Records with drawing code:

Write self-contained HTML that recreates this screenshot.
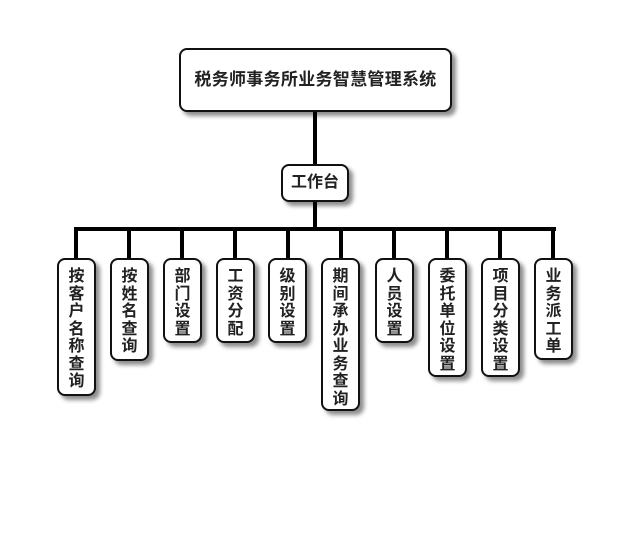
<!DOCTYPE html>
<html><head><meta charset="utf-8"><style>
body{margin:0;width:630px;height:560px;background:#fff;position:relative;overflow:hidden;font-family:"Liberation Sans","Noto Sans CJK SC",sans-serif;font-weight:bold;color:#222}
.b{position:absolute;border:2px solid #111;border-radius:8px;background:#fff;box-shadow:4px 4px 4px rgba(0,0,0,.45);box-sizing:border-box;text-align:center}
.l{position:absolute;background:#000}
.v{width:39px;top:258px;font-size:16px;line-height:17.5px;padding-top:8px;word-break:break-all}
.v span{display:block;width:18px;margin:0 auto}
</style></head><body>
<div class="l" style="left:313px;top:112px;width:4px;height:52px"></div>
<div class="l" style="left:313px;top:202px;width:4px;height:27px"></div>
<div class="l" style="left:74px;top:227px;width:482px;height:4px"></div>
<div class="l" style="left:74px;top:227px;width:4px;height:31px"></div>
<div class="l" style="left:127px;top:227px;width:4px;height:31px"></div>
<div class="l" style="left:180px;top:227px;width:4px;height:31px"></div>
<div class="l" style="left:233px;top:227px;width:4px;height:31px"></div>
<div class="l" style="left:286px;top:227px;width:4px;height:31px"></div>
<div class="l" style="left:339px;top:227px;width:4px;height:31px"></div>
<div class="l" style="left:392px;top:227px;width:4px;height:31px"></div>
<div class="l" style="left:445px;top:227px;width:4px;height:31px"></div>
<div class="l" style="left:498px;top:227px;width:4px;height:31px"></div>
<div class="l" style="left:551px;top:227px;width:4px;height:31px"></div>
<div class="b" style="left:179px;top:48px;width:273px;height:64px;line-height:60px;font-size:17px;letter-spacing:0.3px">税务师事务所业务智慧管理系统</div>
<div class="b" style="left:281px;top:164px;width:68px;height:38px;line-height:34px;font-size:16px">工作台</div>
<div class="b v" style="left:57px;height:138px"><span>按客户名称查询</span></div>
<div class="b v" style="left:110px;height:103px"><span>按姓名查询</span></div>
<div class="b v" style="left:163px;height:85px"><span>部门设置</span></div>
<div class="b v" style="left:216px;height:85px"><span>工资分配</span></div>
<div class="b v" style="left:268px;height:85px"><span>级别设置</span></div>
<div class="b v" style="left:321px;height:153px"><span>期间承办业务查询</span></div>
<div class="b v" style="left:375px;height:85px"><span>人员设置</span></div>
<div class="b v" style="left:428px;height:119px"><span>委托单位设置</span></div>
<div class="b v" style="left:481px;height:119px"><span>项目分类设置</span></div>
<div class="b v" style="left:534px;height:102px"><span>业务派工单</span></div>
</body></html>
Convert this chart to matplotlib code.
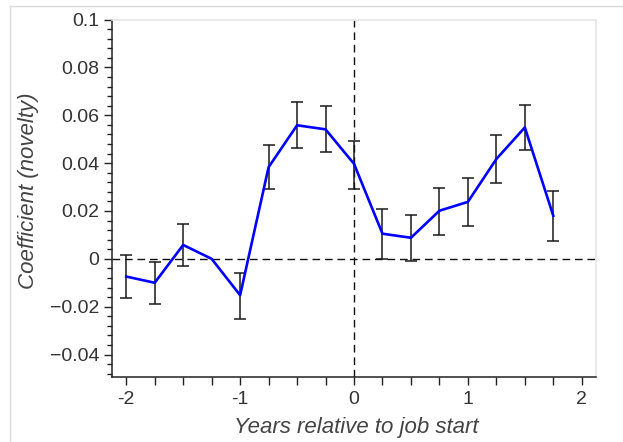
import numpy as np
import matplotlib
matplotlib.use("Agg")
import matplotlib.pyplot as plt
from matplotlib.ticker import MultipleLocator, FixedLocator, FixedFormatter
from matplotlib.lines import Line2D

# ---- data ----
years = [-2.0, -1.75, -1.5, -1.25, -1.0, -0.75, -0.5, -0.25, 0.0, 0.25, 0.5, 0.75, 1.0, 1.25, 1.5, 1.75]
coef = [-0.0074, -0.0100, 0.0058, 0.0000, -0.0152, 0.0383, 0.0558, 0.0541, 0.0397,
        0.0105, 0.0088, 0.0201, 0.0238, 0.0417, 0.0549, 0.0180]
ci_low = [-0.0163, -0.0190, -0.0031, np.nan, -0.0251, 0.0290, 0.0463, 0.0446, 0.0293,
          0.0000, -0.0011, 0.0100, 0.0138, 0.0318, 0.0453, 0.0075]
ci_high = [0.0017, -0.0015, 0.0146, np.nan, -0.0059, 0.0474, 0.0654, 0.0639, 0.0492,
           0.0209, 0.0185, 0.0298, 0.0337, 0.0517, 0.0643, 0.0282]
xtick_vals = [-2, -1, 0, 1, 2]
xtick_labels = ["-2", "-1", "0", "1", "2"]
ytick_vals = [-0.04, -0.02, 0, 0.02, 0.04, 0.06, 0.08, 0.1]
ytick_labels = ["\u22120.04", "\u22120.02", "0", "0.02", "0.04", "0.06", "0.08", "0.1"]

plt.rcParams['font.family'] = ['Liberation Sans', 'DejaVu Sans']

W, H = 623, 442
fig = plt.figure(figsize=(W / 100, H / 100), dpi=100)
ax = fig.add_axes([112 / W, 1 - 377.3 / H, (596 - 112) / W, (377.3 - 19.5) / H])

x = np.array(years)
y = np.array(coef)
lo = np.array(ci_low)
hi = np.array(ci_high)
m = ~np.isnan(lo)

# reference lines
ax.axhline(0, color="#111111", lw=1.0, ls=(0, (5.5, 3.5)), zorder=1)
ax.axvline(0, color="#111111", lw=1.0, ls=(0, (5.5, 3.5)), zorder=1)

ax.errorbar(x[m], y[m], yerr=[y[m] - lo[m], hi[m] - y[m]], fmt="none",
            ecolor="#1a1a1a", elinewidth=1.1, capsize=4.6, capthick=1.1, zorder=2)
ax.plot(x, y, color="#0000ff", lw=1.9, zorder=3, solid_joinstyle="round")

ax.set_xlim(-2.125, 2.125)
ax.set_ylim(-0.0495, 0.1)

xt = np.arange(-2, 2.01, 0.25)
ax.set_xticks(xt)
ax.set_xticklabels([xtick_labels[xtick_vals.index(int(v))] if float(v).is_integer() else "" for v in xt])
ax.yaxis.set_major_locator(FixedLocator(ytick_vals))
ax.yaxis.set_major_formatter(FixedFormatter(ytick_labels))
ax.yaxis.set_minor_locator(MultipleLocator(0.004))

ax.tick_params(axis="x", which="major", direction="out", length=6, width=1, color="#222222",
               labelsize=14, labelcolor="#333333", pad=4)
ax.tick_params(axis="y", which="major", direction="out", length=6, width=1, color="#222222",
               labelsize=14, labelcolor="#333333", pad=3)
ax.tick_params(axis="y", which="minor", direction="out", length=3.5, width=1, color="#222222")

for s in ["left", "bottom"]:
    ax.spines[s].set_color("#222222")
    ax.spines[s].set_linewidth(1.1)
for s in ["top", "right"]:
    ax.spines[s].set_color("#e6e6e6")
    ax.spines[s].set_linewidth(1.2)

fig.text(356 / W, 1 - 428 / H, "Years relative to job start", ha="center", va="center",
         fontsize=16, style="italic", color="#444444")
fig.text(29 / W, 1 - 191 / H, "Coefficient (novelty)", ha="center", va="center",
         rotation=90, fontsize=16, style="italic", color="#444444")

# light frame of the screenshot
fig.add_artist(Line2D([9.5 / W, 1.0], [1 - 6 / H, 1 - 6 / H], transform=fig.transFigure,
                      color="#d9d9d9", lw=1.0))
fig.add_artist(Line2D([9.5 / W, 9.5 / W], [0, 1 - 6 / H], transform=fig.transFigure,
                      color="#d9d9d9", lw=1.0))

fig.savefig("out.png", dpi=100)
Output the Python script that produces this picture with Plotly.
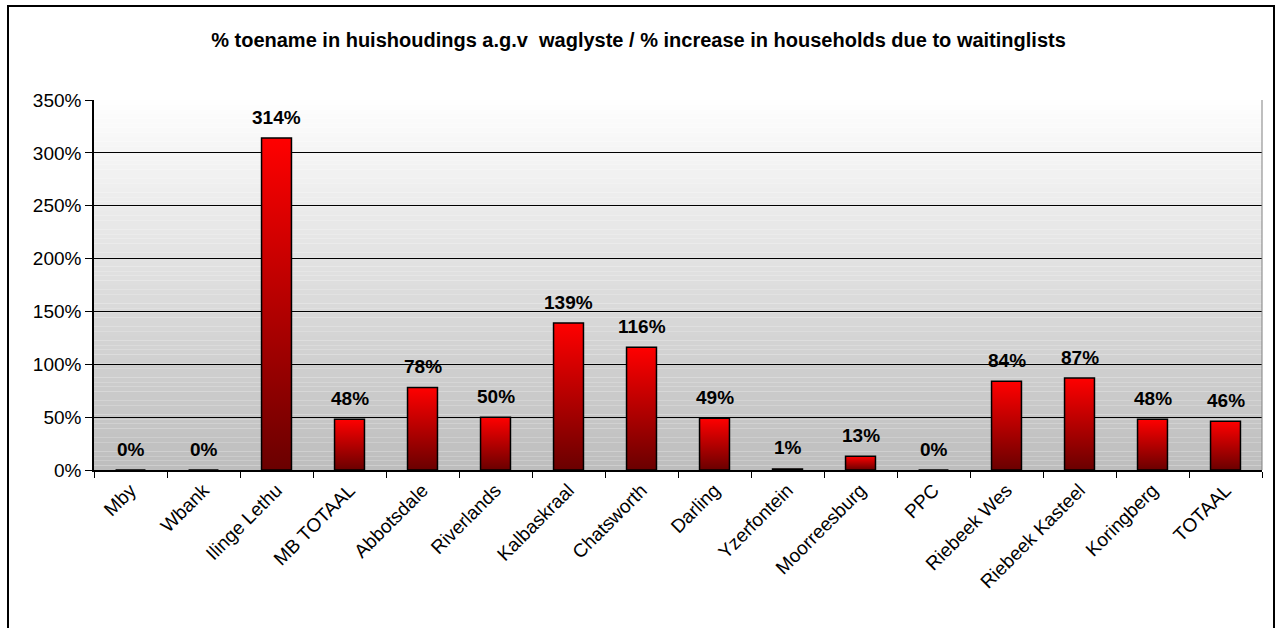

§ What you are asked to do:
Omit every image. Quote each record exactly.

§ Response to this exercise:
Write self-contained HTML that recreates this screenshot.
<!DOCTYPE html>
<html><head><meta charset="utf-8"><style>
body{margin:0;width:630px;height:560px;background:#fff;position:relative;overflow:hidden;font-family:"Liberation Sans","Noto Sans CJK SC",sans-serif;font-weight:bold;color:#222}
.b{position:absolute;border:2px solid #111;border-radius:8px;background:#fff;box-shadow:4px 4px 4px rgba(0,0,0,.45);box-sizing:border-box;text-align:center}
.l{position:absolute;background:#000}
.v{width:39px;top:258px;font-size:16px;line-height:17.5px;padding-top:8px;word-break:break-all}
.v span{display:block;width:18px;margin:0 auto}
</style></head><body>
<div class="l" style="left:313px;top:112px;width:4px;height:52px"></div>
<div class="l" style="left:313px;top:202px;width:4px;height:27px"></div>
<div class="l" style="left:74px;top:227px;width:482px;height:4px"></div>
<div class="l" style="left:74px;top:227px;width:4px;height:31px"></div>
<div class="l" style="left:127px;top:227px;width:4px;height:31px"></div>
<div class="l" style="left:180px;top:227px;width:4px;height:31px"></div>
<div class="l" style="left:233px;top:227px;width:4px;height:31px"></div>
<div class="l" style="left:286px;top:227px;width:4px;height:31px"></div>
<div class="l" style="left:339px;top:227px;width:4px;height:31px"></div>
<div class="l" style="left:392px;top:227px;width:4px;height:31px"></div>
<div class="l" style="left:445px;top:227px;width:4px;height:31px"></div>
<div class="l" style="left:498px;top:227px;width:4px;height:31px"></div>
<div class="l" style="left:551px;top:227px;width:4px;height:31px"></div>
<div class="b" style="left:179px;top:48px;width:273px;height:64px;line-height:60px;font-size:17px;letter-spacing:0.3px">税务师事务所业务智慧管理系统</div>
<div class="b" style="left:281px;top:164px;width:68px;height:38px;line-height:34px;font-size:16px">工作台</div>
<div class="b v" style="left:57px;height:138px"><span>按客户名称查询</span></div>
<div class="b v" style="left:110px;height:103px"><span>按姓名查询</span></div>
<div class="b v" style="left:163px;height:85px"><span>部门设置</span></div>
<div class="b v" style="left:216px;height:85px"><span>工资分配</span></div>
<div class="b v" style="left:268px;height:85px"><span>级别设置</span></div>
<div class="b v" style="left:321px;height:153px"><span>期间承办业务查询</span></div>
<div class="b v" style="left:375px;height:85px"><span>人员设置</span></div>
<div class="b v" style="left:428px;height:119px"><span>委托单位设置</span></div>
<div class="b v" style="left:481px;height:119px"><span>项目分类设置</span></div>
<div class="b v" style="left:534px;height:102px"><span>业务派工单</span></div>
</body></html>
Convert this chart to matplotlib code.
import numpy as np
import matplotlib
matplotlib.use("Agg")
import matplotlib.pyplot as plt
from matplotlib.ticker import MultipleLocator, FixedLocator, FixedFormatter
from matplotlib.lines import Line2D

# ---- data ----
years = [-2.0, -1.75, -1.5, -1.25, -1.0, -0.75, -0.5, -0.25, 0.0, 0.25, 0.5, 0.75, 1.0, 1.25, 1.5, 1.75]
coef = [-0.0074, -0.0100, 0.0058, 0.0000, -0.0152, 0.0383, 0.0558, 0.0541, 0.0397,
        0.0105, 0.0088, 0.0201, 0.0238, 0.0417, 0.0549, 0.0180]
ci_low = [-0.0163, -0.0190, -0.0031, np.nan, -0.0251, 0.0290, 0.0463, 0.0446, 0.0293,
          0.0000, -0.0011, 0.0100, 0.0138, 0.0318, 0.0453, 0.0075]
ci_high = [0.0017, -0.0015, 0.0146, np.nan, -0.0059, 0.0474, 0.0654, 0.0639, 0.0492,
           0.0209, 0.0185, 0.0298, 0.0337, 0.0517, 0.0643, 0.0282]
xtick_vals = [-2, -1, 0, 1, 2]
xtick_labels = ["-2", "-1", "0", "1", "2"]
ytick_vals = [-0.04, -0.02, 0, 0.02, 0.04, 0.06, 0.08, 0.1]
ytick_labels = ["\u22120.04", "\u22120.02", "0", "0.02", "0.04", "0.06", "0.08", "0.1"]

plt.rcParams['font.family'] = ['Liberation Sans', 'DejaVu Sans']

W, H = 623, 442
fig = plt.figure(figsize=(W / 100, H / 100), dpi=100)
ax = fig.add_axes([112 / W, 1 - 377.3 / H, (596 - 112) / W, (377.3 - 19.5) / H])

x = np.array(years)
y = np.array(coef)
lo = np.array(ci_low)
hi = np.array(ci_high)
m = ~np.isnan(lo)

# reference lines
ax.axhline(0, color="#111111", lw=1.0, ls=(0, (5.5, 3.5)), zorder=1)
ax.axvline(0, color="#111111", lw=1.0, ls=(0, (5.5, 3.5)), zorder=1)

ax.errorbar(x[m], y[m], yerr=[y[m] - lo[m], hi[m] - y[m]], fmt="none",
            ecolor="#1a1a1a", elinewidth=1.1, capsize=4.6, capthick=1.1, zorder=2)
ax.plot(x, y, color="#0000ff", lw=1.9, zorder=3, solid_joinstyle="round")

ax.set_xlim(-2.125, 2.125)
ax.set_ylim(-0.0495, 0.1)

xt = np.arange(-2, 2.01, 0.25)
ax.set_xticks(xt)
ax.set_xticklabels([xtick_labels[xtick_vals.index(int(v))] if float(v).is_integer() else "" for v in xt])
ax.yaxis.set_major_locator(FixedLocator(ytick_vals))
ax.yaxis.set_major_formatter(FixedFormatter(ytick_labels))
ax.yaxis.set_minor_locator(MultipleLocator(0.004))

ax.tick_params(axis="x", which="major", direction="out", length=6, width=1, color="#222222",
               labelsize=14, labelcolor="#333333", pad=4)
ax.tick_params(axis="y", which="major", direction="out", length=6, width=1, color="#222222",
               labelsize=14, labelcolor="#333333", pad=3)
ax.tick_params(axis="y", which="minor", direction="out", length=3.5, width=1, color="#222222")

for s in ["left", "bottom"]:
    ax.spines[s].set_color("#222222")
    ax.spines[s].set_linewidth(1.1)
for s in ["top", "right"]:
    ax.spines[s].set_color("#e6e6e6")
    ax.spines[s].set_linewidth(1.2)

fig.text(356 / W, 1 - 428 / H, "Years relative to job start", ha="center", va="center",
         fontsize=16, style="italic", color="#444444")
fig.text(29 / W, 1 - 191 / H, "Coefficient (novelty)", ha="center", va="center",
         rotation=90, fontsize=16, style="italic", color="#444444")

# light frame of the screenshot
fig.add_artist(Line2D([9.5 / W, 1.0], [1 - 6 / H, 1 - 6 / H], transform=fig.transFigure,
                      color="#d9d9d9", lw=1.0))
fig.add_artist(Line2D([9.5 / W, 9.5 / W], [0, 1 - 6 / H], transform=fig.transFigure,
                      color="#d9d9d9", lw=1.0))

fig.savefig("out.png", dpi=100)
Output the Python script that produces this picture with Plotly.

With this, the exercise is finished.